The answer is not simple to factor out (length of growing time, transport costs, freshness, bulk discount and so on), but can be determined between the parties to the negotiation quite simply by looking at things like sourcing it elsewhere (the scarcity or uniqueness of the product), the intrinsic appeal of the product, the time I have available to investigate other options, and so on.
What this comes down to is whether I feel I am getting a good deal - whether I feel there is a balance in this transaction.

Now the concept of balanced transaction applies in all areas of interaction with others. It is one of the marks of our improving culture that instead of saying, for example, that if a person commits murder they too should be executed - an eye for an eye - that we can instead balance the transaction and say instead that the murder should serve a prison sentence.

In an everyday sense, however we like to feel that we are getting more out than we put in - this magic ingredient and the whole meal is transformed. That new bauble and I will be happy. A little bit of typing and suddenly out pops something which looks like a typeset document with full brochure, courtesy of our new marketing software.
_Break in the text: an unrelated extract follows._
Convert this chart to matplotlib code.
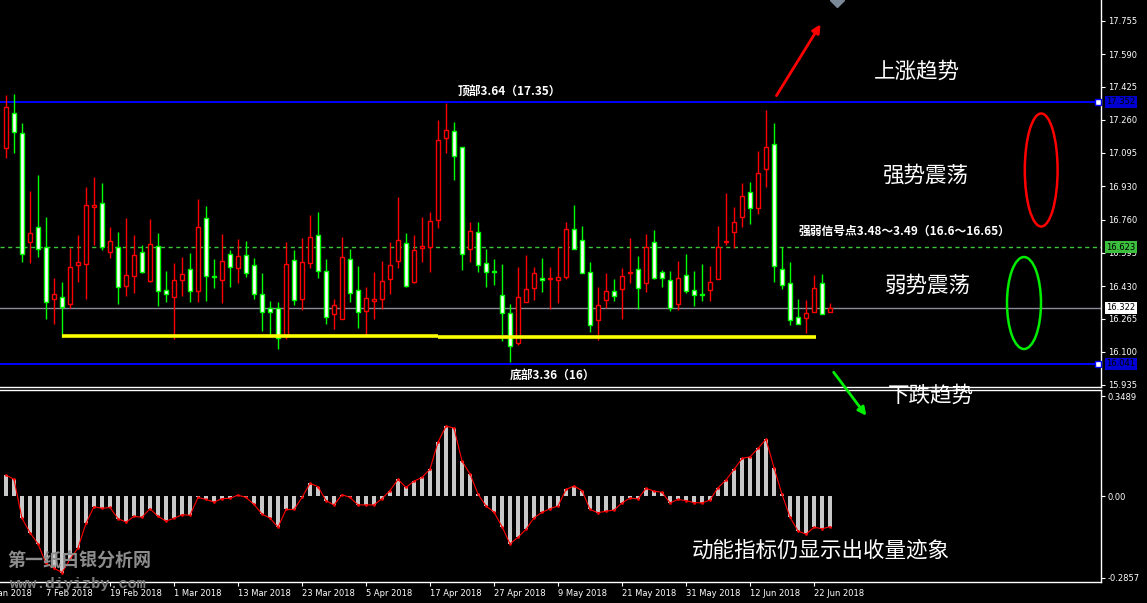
import numpy as np
import matplotlib
matplotlib.use("Agg")
import matplotlib.pyplot as plt
from matplotlib.patches import Ellipse, FancyArrowPatch
from matplotlib.transforms import blended_transform_factory, ScaledTranslation

W, H = 1147, 603
CJK = ["Noto Sans CJK SC", "DejaVu Sans"]

# daily silver candles (k = 0 .. 103)
opens = [17.118, 17.293, 17.193, 16.648, 16.723, 16.627, 16.363, 16.377, 16.338, 16.533,
         16.538, 16.827, 16.843, 16.598, 16.623, 16.428, 16.478, 16.598, 16.457, 16.628,
         16.408, 16.373, 16.458, 16.513, 16.403, 16.768, 16.478, 16.458, 16.588, 16.518,
         16.583, 16.533, 16.388, 16.318, 16.318, 16.180, 16.558, 16.367, 16.543, 16.683,
         16.503, 16.288, 16.267, 16.563, 16.408, 16.303, 16.353, 16.363, 16.467, 16.553,
         16.643, 16.448, 16.618, 16.623, 16.758, 17.168, 17.203, 17.123, 16.613, 16.698,
         16.543, 16.503, 16.383, 16.293, 16.147, 16.352, 16.418, 16.468, 16.463, 16.458,
         16.477, 16.713, 16.658, 16.498, 16.260, 16.358, 16.403, 16.417, 16.493, 16.513,
         16.443, 16.652, 16.502, 16.458, 16.338, 16.483, 16.408, 16.390, 16.408, 16.467,
         16.652, 16.698, 16.775, 16.898, 16.822, 17.013, 17.138, 16.513, 16.443, 16.273,
         16.268, 16.298, 16.443, 16.298]
highs = [17.385, 17.390, 17.247, 16.905, 16.985, 16.777, 16.468, 16.450, 16.622, 16.685,
         16.925, 16.975, 16.945, 16.725, 16.700, 16.770, 16.685, 16.635, 16.765, 16.695,
         16.505, 16.545, 16.575, 16.595, 16.865, 16.830, 16.565, 16.690, 16.610, 16.665,
         16.655, 16.570, 16.495, 16.355, 16.352, 16.648, 16.610, 16.668, 16.785, 16.800,
         16.563, 16.363, 16.675, 16.615, 16.530, 16.423, 16.498, 16.553, 16.650, 16.875,
         16.693, 16.685, 16.775, 16.800, 17.260, 17.345, 17.250, 17.123, 16.748, 16.750,
         16.615, 16.565, 16.540, 16.340, 16.525, 16.583, 16.525, 16.568, 16.523, 16.623,
         16.750, 16.833, 16.730, 16.550, 16.427, 16.497, 16.465, 16.522, 16.672, 16.580,
         16.692, 16.710, 16.512, 16.505, 16.555, 16.590, 16.503, 16.540, 16.530, 16.732,
         16.895, 16.825, 16.945, 16.950, 17.107, 17.310, 17.247, 16.623, 16.548, 16.365,
         16.360, 16.485, 16.490, 16.343]
lows = [17.068, 17.093, 16.552, 16.547, 16.577, 16.263, 16.240, 16.177, 16.322, 16.452,
        16.365, 16.635, 16.610, 16.572, 16.342, 16.380, 16.397, 16.497, 16.452, 16.332,
        16.352, 16.163, 16.382, 16.352, 16.352, 16.357, 16.422, 16.347, 16.427, 16.447,
        16.477, 16.367, 16.207, 16.177, 16.117, 16.165, 16.335, 16.310, 16.522, 16.472,
        16.242, 16.217, 16.267, 16.352, 16.222, 16.183, 16.267, 16.317, 16.388, 16.522,
        16.427, 16.443, 16.552, 16.502, 16.718, 17.093, 16.958, 16.508, 16.548, 16.500,
        16.423, 16.437, 16.157, 16.050, 16.135, 16.352, 16.362, 16.402, 16.313, 16.347,
        16.467, 16.613, 16.495, 16.198, 16.160, 16.318, 16.355, 16.265, 16.447, 16.317,
        16.402, 16.465, 16.427, 16.307, 16.312, 16.397, 16.332, 16.355, 16.357, 16.463,
        16.637, 16.618, 16.727, 16.742, 16.792, 16.927, 16.452, 16.413, 16.235, 16.238,
        16.193, 16.298, 16.288, 16.298]
closes = [17.323, 17.202, 16.590, 16.697, 16.613, 16.348, 16.388, 16.323, 16.523, 16.548,
          16.833, 16.833, 16.623, 16.653, 16.423, 16.483, 16.583, 16.502, 16.638, 16.403,
          16.388, 16.458, 16.488, 16.403, 16.723, 16.478, 16.473, 16.553, 16.523, 16.578,
          16.493, 16.388, 16.298, 16.298, 16.172, 16.538, 16.358, 16.548, 16.675, 16.503,
          16.273, 16.337, 16.573, 16.393, 16.298, 16.368, 16.363, 16.453, 16.533, 16.658,
          16.428, 16.608, 16.628, 16.753, 17.158, 17.208, 17.080, 16.590, 16.703, 16.533,
          16.498, 16.502, 16.293, 16.128, 16.373, 16.413, 16.493, 16.458, 16.468, 16.473,
          16.713, 16.613, 16.493, 16.233, 16.333, 16.405, 16.378, 16.478, 16.498, 16.418,
          16.625, 16.468, 16.470, 16.318, 16.468, 16.403, 16.383, 16.387, 16.448, 16.623,
          16.657, 16.748, 16.878, 16.820, 16.993, 17.123, 16.530, 16.433, 16.260, 16.238,
          16.293, 16.418, 16.288, 16.322]

# momentum histogram
momentum = [0.073, 0.058, -0.078, -0.128, -0.167, -0.235, -0.252, -0.267, -0.221, -0.181,
            -0.095, -0.037, -0.043, -0.040, -0.079, -0.091, -0.071, -0.074, -0.044, -0.071,
            -0.087, -0.078, -0.065, -0.067, -0.005, -0.012, -0.021, -0.009, -0.008, 0.003,
            -0.005, -0.029, -0.063, -0.077, -0.109, -0.047, -0.047, -0.005, 0.044, 0.033,
            -0.016, -0.031, 0.005, -0.005, -0.031, -0.031, -0.031, -0.009, 0.019, 0.058,
            0.030, 0.052, 0.065, 0.094, 0.188, 0.244, 0.237, 0.122, 0.077, 0.007,
            -0.035, -0.056, -0.107, -0.167, -0.144, -0.116, -0.076, -0.057, -0.044, -0.035,
            0.023, 0.035, 0.019, -0.047, -0.058, -0.053, -0.049, -0.024, -0.007, -0.010,
            0.027, 0.017, 0.013, -0.024, -0.012, -0.016, -0.023, -0.024, -0.014, 0.029,
            0.056, 0.093, 0.131, 0.137, 0.166, 0.198, 0.099, 0.006, -0.074, -0.122,
            -0.133, -0.109, -0.114, -0.107]

date_ticks = [-3, 5, 13, 21, 29, 37, 45, 53, 61, 69, 77, 85, 93, 101]
date_labels = ["29 Jan 2018", "7 Feb 2018", "19 Feb 2018", "1 Mar 2018", "13 Mar 2018",
               "23 Mar 2018", "5 Apr 2018", "17 Apr 2018", "27 Apr 2018", "9 May 2018",
               "21 May 2018", "31 May 2018", "12 Jun 2018", "22 Jun 2018"]
price_ticks = [17.755, 17.590, 17.425, 17.260, 17.095, 16.930, 16.760, 16.595,
               16.430, 16.265, 16.100, 15.935]
mom_ticks = [0.3489, 0.0, -0.2857]
mom_labels = ["0.3489", "0.00", "-0.2857"]

top_level = 17.352
bottom_level = 16.041
signal_level = 16.623
last_price = 16.322
support_start = [7, 54]
support_end = [54, 101.25]
support_price = [16.178, 16.173]


def fpos(px, py):
    return px / W, 1 - py / H


fig = plt.figure(figsize=(W / 100, H / 100), dpi=100, facecolor="black")
ax = fig.add_axes([0, 1 - 387 / H, 1101 / W, 387 / H], facecolor="black")
ax2 = fig.add_axes([0, 1 - 582 / H, 1101 / W, 192 / H], facecolor="black")

x = np.arange(len(opens))
o, h, l, c = map(np.array, (opens, highs, lows, closes))
up = c >= o
body_lo = np.minimum(o, c)
body_h = np.maximum(np.abs(c - o), 0.004)

ax.vlines(x[up], l[up], h[up], color="red", lw=1, zorder=3)
ax.vlines(x[~up], l[~up], h[~up], color="#00ff00", lw=1, zorder=3)
ax.bar(x[up], body_h[up], bottom=body_lo[up], width=0.55, facecolor="black",
       edgecolor="red", lw=1, zorder=4)
ax.bar(x[~up], body_h[~up], bottom=body_lo[~up], width=0.55, facecolor="white",
       edgecolor="#00ff00", lw=1, zorder=4)

# level lines
ax.axhline(top_level, color="#0000ff", lw=1.4, zorder=2)
ax.axhline(bottom_level, color="#0000ff", lw=1.4, zorder=2)
ax.axhline(signal_level, color="#3cc43c", lw=1, ls=(0, (3, 2.5)), zorder=2)
ax.axhline(last_price, color="#8a8a9a", lw=1, zorder=2)
ax.hlines(support_price, support_start, support_end, color="#ffff00", lw=2.6, zorder=5)
for lv in (top_level, bottom_level):
    ax.plot([136.5], [lv], marker="s", ms=4, mfc="white", mec="#0000ff", mew=1,
            clip_on=False, zorder=6)
ax.plot([103.9], [17.86], marker="D", ms=7, color="#7a8898", clip_on=False, zorder=6)

ax.add_patch(Ellipse((129.4, 17.01), 4.1, 0.565, fill=False, ec="red", lw=1.8, zorder=6))
ax.add_patch(Ellipse((127.25, 16.345), 4.25, 0.46, fill=False, ec="#00ee00", lw=1.8, zorder=6))

ax.set_xlim(-0.75, 136.875)
ax.set_ylim(15.925, 17.86)
ax.set_xticks([])
ax.yaxis.tick_right()
ax.set_yticks(price_ticks)
ax.set_yticklabels(["%.3f" % t for t in price_ticks])
ax.tick_params(axis="y", colors="white", labelsize=6, length=3, pad=2, width=0.8)
for s in ("left", "top"):
    ax.spines[s].set_visible(False)
for s in ("bottom", "right"):
    ax.spines[s].set_color("white")
    ax.spines[s].set_linewidth(1)

# price label boxes on the right scale
tr = blended_transform_factory(ax.transAxes, ax.transData)
for lv, fc in ((top_level, "#0000d0"), (bottom_level, "#0000d0"),
               (signal_level, "#3cbf3c"), (last_price, "white")):
    ax.text(1.005, lv, "%.3f" % lv, transform=tr, ha="left", va="center", fontsize=6,
            color="black", clip_on=False, zorder=10,
            bbox=dict(boxstyle="square,pad=0.18", fc=fc, ec="none"))

# momentum panel
ax2.bar(x, momentum, width=0.4, color="#c8c8c8", zorder=2)
ax2.plot(x, momentum, color="red", lw=0.8, marker=".", ms=1.8, zorder=3)
ax2.set_xlim(-0.75, 136.875)
ax2.set_ylim(-0.300, 0.370)
ax2.yaxis.tick_right()
ax2.set_yticks(mom_ticks)
ax2.set_yticklabels(mom_labels)
ax2.set_xticks([t for t in date_ticks if t >= 0])
ax2.set_xticklabels([d for t, d in zip(date_ticks, date_labels) if t >= 0])
for lbl in ax2.get_xticklabels():
    lbl.set_ha("left")
# first date label starts left of the chart and is cut by the edge
tr2 = blended_transform_factory(ax2.transData, ax2.transAxes) + \
    ScaledTranslation(0, -5 / 72, fig.dpi_scale_trans)
for t, d in zip(date_ticks, date_labels):
    if t < 0:
        ax2.text(t, 0, d, transform=tr2, ha="left", va="top", fontsize=6,
                 color="white", clip_on=False)
ax2.tick_params(colors="white", labelsize=6, length=3, pad=2, width=0.8)
ax2.spines["left"].set_visible(False)
for s in ("bottom", "right", "top"):
    ax2.spines[s].set_color("white")
    ax2.spines[s].set_linewidth(1)

# annotations
fig.text(*fpos(509, 91), "顶部3.64（17.35）", color="white", fontsize=8.5,
         fontweight="bold", ha="center", va="center", family=CJK)
fig.text(*fpos(553, 375), "底部3.36（16）", color="white", fontsize=8.5,
         fontweight="bold", ha="center", va="center", family=CJK)
fig.text(*fpos(905, 231), "强弱信号点3.48～3.49（16.6～16.65）", color="white", fontsize=8.5,
         fontweight="bold", ha="center", va="center", family=CJK)
for txt, px, py in (("上涨趋势", 917, 72), ("强势震荡", 926, 176), ("弱势震荡", 928, 286),
                    ("下跌趋势", 931, 396), ("动能指标仍显示出收量迹象", 821, 551)):
    fig.text(*fpos(px, py), txt, color="white", fontsize=15.5, ha="center", va="center",
             family=CJK)

fig.text(*fpos(79, 561), "第一纸白银分析网", color="#8c8c8c", fontsize=13,
         fontweight="bold", ha="center", va="center", family=CJK)
fig.text(*fpos(78, 584), "www.diyizby.com", color="#7c7c7c", fontsize=11,
         fontweight="bold", ha="center", va="center", family="Liberation Mono")

fig.add_artist(FancyArrowPatch(fpos(775, 98), fpos(822, 22), transform=fig.transFigure,
                               arrowstyle="-|>", mutation_scale=12, color="red", lw=2))
fig.add_artist(FancyArrowPatch(fpos(832, 370), fpos(868, 418), transform=fig.transFigure,
                               arrowstyle="-|>", mutation_scale=12, color="#00ee00", lw=2))

fig.savefig("out.png", dpi=100, facecolor="black")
The thing is that deep down we are not fooled.

As the time taken for production reduces, the effort and emotional input from us decreases towards zero. As a result of the improvements in production, the number of items produced increases towards infinity. As the number of items in our in-tray or letterbox approches infinity our time available to deal with them decreases to zero. So the less effort in production, the more rubbish there is and the less time there is to look at it. Mass produced products in infinite variety overload our capacity to absorb and be interested.

But when we see something hand-crafted, heart-felt, unique and personally and recognisably designed for us, we will pay attention. It is our personal intervention, our care and yes, our passion (despite the business world hijacking that word and, through overuse, diminishing its true meaning) which will imbue what we do and give it true uniqueness, value and meaning in our lives.